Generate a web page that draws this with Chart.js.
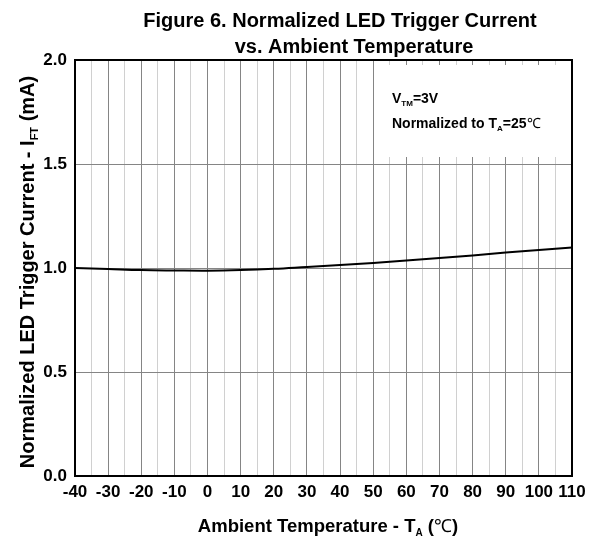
<!DOCTYPE html>
<html>
<head>
<meta charset="utf-8">
<script src="https://cdn.jsdelivr.net/npm/chart.js@4.4.0/dist/chart.umd.min.js"></script>
<style>
  body { margin: 0; background: #fff; }
  #wrap { width: 597px; height: 541px; }
</style>
</head>
<body>
<div id="wrap"><canvas id="chart" width="597" height="541"></canvas></div>
<script>
// data
const temps = [-40, -30, -20, -10, 0, 10, 20, 30, 40, 50, 60, 70, 80, 90, 100, 110];
const iftNorm = [1.0, 0.995, 0.99, 0.988, 0.987, 0.99, 0.996, 1.005, 1.014, 1.024, 1.036, 1.048, 1.06, 1.074, 1.086, 1.099];
const yTickLabels = ["0.0", "0.5", "1.0", "1.5", "2.0"];
const titleLines = ["Figure 6. Normalized LED Trigger Current", "vs. Ambient Temperature"];

const FONT = "'Liberation Sans', Arial, sans-serif";

// draw text pieces, some of them as subscripts
function richText(ctx, segs, x, y, align) {
  let total = 0;
  segs.forEach(s => {
    ctx.font = s.font;
    total += ctx.measureText(s.text).width;
  });
  let cx = align === "center" ? x - total / 2 : x;
  ctx.textAlign = "left";
  ctx.textBaseline = "alphabetic";
  segs.forEach(s => {
    ctx.font = s.font;
    ctx.fillText(s.text, cx, y + (s.dy || 0));
    cx += ctx.measureText(s.text).width;
  });
}

const decor = {
  id: "decor",
  beforeDatasetsDraw(chart) {
    const ctx = chart.ctx;
    const a = chart.chartArea;
    // white box behind the note
    ctx.save();
    ctx.fillStyle = "#fff";
    ctx.fillRect(375, a.top + 5, a.right - 375, 92);
    ctx.fillStyle = "#000";
    richText(ctx, [
      { text: "V", font: "bold 14px " + FONT },
      { text: "TM", font: "bold 8px " + FONT, dy: 3 },
      { text: "=3V", font: "bold 14px " + FONT }
    ], 392, 103);
    richText(ctx, [
      { text: "Normalized to T", font: "bold 14px " + FONT },
      { text: "A", font: "bold 8px " + FONT, dy: 3 },
      { text: "=25", font: "bold 14px " + FONT },
      { text: "\u2103", font: "14px " + FONT }
    ], 392, 128);
    ctx.restore();
  },
  afterDraw(chart) {
    const ctx = chart.ctx;
    const a = chart.chartArea;
    ctx.save();
    // frame
    ctx.strokeStyle = "#000";
    ctx.lineWidth = 2;
    ctx.strokeRect(a.left, a.top, a.right - a.left, a.bottom - a.top);
    ctx.fillStyle = "#000";
    // title
    ctx.font = "bold 20px " + FONT;
    ctx.textAlign = "center";
    ctx.fillText(titleLines[0], 340, 27);
    ctx.fillText(titleLines[1], 354, 53);
    // x axis title
    richText(ctx, [
      { text: "Ambient Temperature - T", font: "bold 18.5px " + FONT },
      { text: "A", font: "bold 10px " + FONT, dy: 4 },
      { text: " (", font: "bold 18.5px " + FONT },
      { text: "\u2103", font: "18px " + FONT },
      { text: ")", font: "bold 18.5px " + FONT }
    ], 328, 532, "center");
    // y axis title
    ctx.translate(34, 272);
    ctx.rotate(-Math.PI / 2);
    richText(ctx, [
      { text: "Normalized LED Trigger Current - I", font: "bold 20px " + FONT },
      { text: "FT", font: "bold 11px " + FONT, dy: 4 },
      { text: " (mA)", font: "bold 20px " + FONT }
    ], 0, 0, "center");
    ctx.restore();
  }
};

new Chart(document.getElementById("chart"), {
  type: "line",
  data: {
    datasets: [{
      data: temps.map((t, i) => ({ x: t, y: iftNorm[i] })),
      borderColor: "#000",
      borderWidth: 2,
      pointRadius: 0,
      tension: 0.4,
      fill: false
    }]
  },
  options: {
    responsive: false,
    animation: false,
    layout: { padding: { top: 60, right: 25, left: 0, bottom: 0 } },
    plugins: { legend: { display: false }, tooltip: { enabled: false } },
    scales: {
      x: {
        type: "linear",
        min: -40,
        max: 110,
        afterFit: s => { s.height = 65; },
        ticks: {
          stepSize: 5,
          autoSkip: false,
          maxRotation: 0,
          padding: 6,
          color: "#000",
          font: { family: FONT, size: 17, weight: "bold" },
          callback: v => (v % 10 === 0 ? String(v) : "")
        },
        grid: {
          drawTicks: false,
          color: c => (c.tick && c.tick.value % 10 === 0 ? "#858585" : "#d0d0d0"),
          lineWidth: 1
        },
        border: { display: false }
      },
      y: {
        min: 0,
        max: 2,
        afterFit: s => { s.width = 75; },
        ticks: {
          stepSize: 0.5,
          padding: 8,
          color: "#000",
          font: { family: FONT, size: 17, weight: "bold" },
          callback: (v, i) => yTickLabels[i]
        },
        grid: { drawTicks: false, color: "#858585", lineWidth: 1 },
        border: { display: false }
      }
    }
  },
  plugins: [decor]
});
</script>
</body>
</html>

□ □ □

Copy every line above word for word and exclude the pictures.

◆ Full solution:
Generate a web page that draws this with Chart.js.
<!DOCTYPE html>
<html>
<head>
<meta charset="utf-8">
<script src="https://cdn.jsdelivr.net/npm/chart.js@4.4.0/dist/chart.umd.min.js"></script>
<style>
  body { margin: 0; background: #fff; }
  #wrap { width: 597px; height: 541px; }
</style>
</head>
<body>
<div id="wrap"><canvas id="chart" width="597" height="541"></canvas></div>
<script>
// data
const temps = [-40, -30, -20, -10, 0, 10, 20, 30, 40, 50, 60, 70, 80, 90, 100, 110];
const iftNorm = [1.0, 0.995, 0.99, 0.988, 0.987, 0.99, 0.996, 1.005, 1.014, 1.024, 1.036, 1.048, 1.06, 1.074, 1.086, 1.099];
const yTickLabels = ["0.0", "0.5", "1.0", "1.5", "2.0"];
const titleLines = ["Figure 6. Normalized LED Trigger Current", "vs. Ambient Temperature"];

const FONT = "'Liberation Sans', Arial, sans-serif";

// draw text pieces, some of them as subscripts
function richText(ctx, segs, x, y, align) {
  let total = 0;
  segs.forEach(s => {
    ctx.font = s.font;
    total += ctx.measureText(s.text).width;
  });
  let cx = align === "center" ? x - total / 2 : x;
  ctx.textAlign = "left";
  ctx.textBaseline = "alphabetic";
  segs.forEach(s => {
    ctx.font = s.font;
    ctx.fillText(s.text, cx, y + (s.dy || 0));
    cx += ctx.measureText(s.text).width;
  });
}

const decor = {
  id: "decor",
  beforeDatasetsDraw(chart) {
    const ctx = chart.ctx;
    const a = chart.chartArea;
    // white box behind the note
    ctx.save();
    ctx.fillStyle = "#fff";
    ctx.fillRect(375, a.top + 5, a.right - 375, 92);
    ctx.fillStyle = "#000";
    richText(ctx, [
      { text: "V", font: "bold 14px " + FONT },
      { text: "TM", font: "bold 8px " + FONT, dy: 3 },
      { text: "=3V", font: "bold 14px " + FONT }
    ], 392, 103);
    richText(ctx, [
      { text: "Normalized to T", font: "bold 14px " + FONT },
      { text: "A", font: "bold 8px " + FONT, dy: 3 },
      { text: "=25", font: "bold 14px " + FONT },
      { text: "\u2103", font: "14px " + FONT }
    ], 392, 128);
    ctx.restore();
  },
  afterDraw(chart) {
    const ctx = chart.ctx;
    const a = chart.chartArea;
    ctx.save();
    // frame
    ctx.strokeStyle = "#000";
    ctx.lineWidth = 2;
    ctx.strokeRect(a.left, a.top, a.right - a.left, a.bottom - a.top);
    ctx.fillStyle = "#000";
    // title
    ctx.font = "bold 20px " + FONT;
    ctx.textAlign = "center";
    ctx.fillText(titleLines[0], 340, 27);
    ctx.fillText(titleLines[1], 354, 53);
    // x axis title
    richText(ctx, [
      { text: "Ambient Temperature - T", font: "bold 18.5px " + FONT },
      { text: "A", font: "bold 10px " + FONT, dy: 4 },
      { text: " (", font: "bold 18.5px " + FONT },
      { text: "\u2103", font: "18px " + FONT },
      { text: ")", font: "bold 18.5px " + FONT }
    ], 328, 532, "center");
    // y axis title
    ctx.translate(34, 272);
    ctx.rotate(-Math.PI / 2);
    richText(ctx, [
      { text: "Normalized LED Trigger Current - I", font: "bold 20px " + FONT },
      { text: "FT", font: "bold 11px " + FONT, dy: 4 },
      { text: " (mA)", font: "bold 20px " + FONT }
    ], 0, 0, "center");
    ctx.restore();
  }
};

new Chart(document.getElementById("chart"), {
  type: "line",
  data: {
    datasets: [{
      data: temps.map((t, i) => ({ x: t, y: iftNorm[i] })),
      borderColor: "#000",
      borderWidth: 2,
      pointRadius: 0,
      tension: 0.4,
      fill: false
    }]
  },
  options: {
    responsive: false,
    animation: false,
    layout: { padding: { top: 60, right: 25, left: 0, bottom: 0 } },
    plugins: { legend: { display: false }, tooltip: { enabled: false } },
    scales: {
      x: {
        type: "linear",
        min: -40,
        max: 110,
        afterFit: s => { s.height = 65; },
        ticks: {
          stepSize: 5,
          autoSkip: false,
          maxRotation: 0,
          padding: 6,
          color: "#000",
          font: { family: FONT, size: 17, weight: "bold" },
          callback: v => (v % 10 === 0 ? String(v) : "")
        },
        grid: {
          drawTicks: false,
          color: c => (c.tick && c.tick.value % 10 === 0 ? "#858585" : "#d0d0d0"),
          lineWidth: 1
        },
        border: { display: false }
      },
      y: {
        min: 0,
        max: 2,
        afterFit: s => { s.width = 75; },
        ticks: {
          stepSize: 0.5,
          padding: 8,
          color: "#000",
          font: { family: FONT, size: 17, weight: "bold" },
          callback: (v, i) => yTickLabels[i]
        },
        grid: { drawTicks: false, color: "#858585", lineWidth: 1 },
        border: { display: false }
      }
    }
  },
  plugins: [decor]
});
</script>
</body>
</html>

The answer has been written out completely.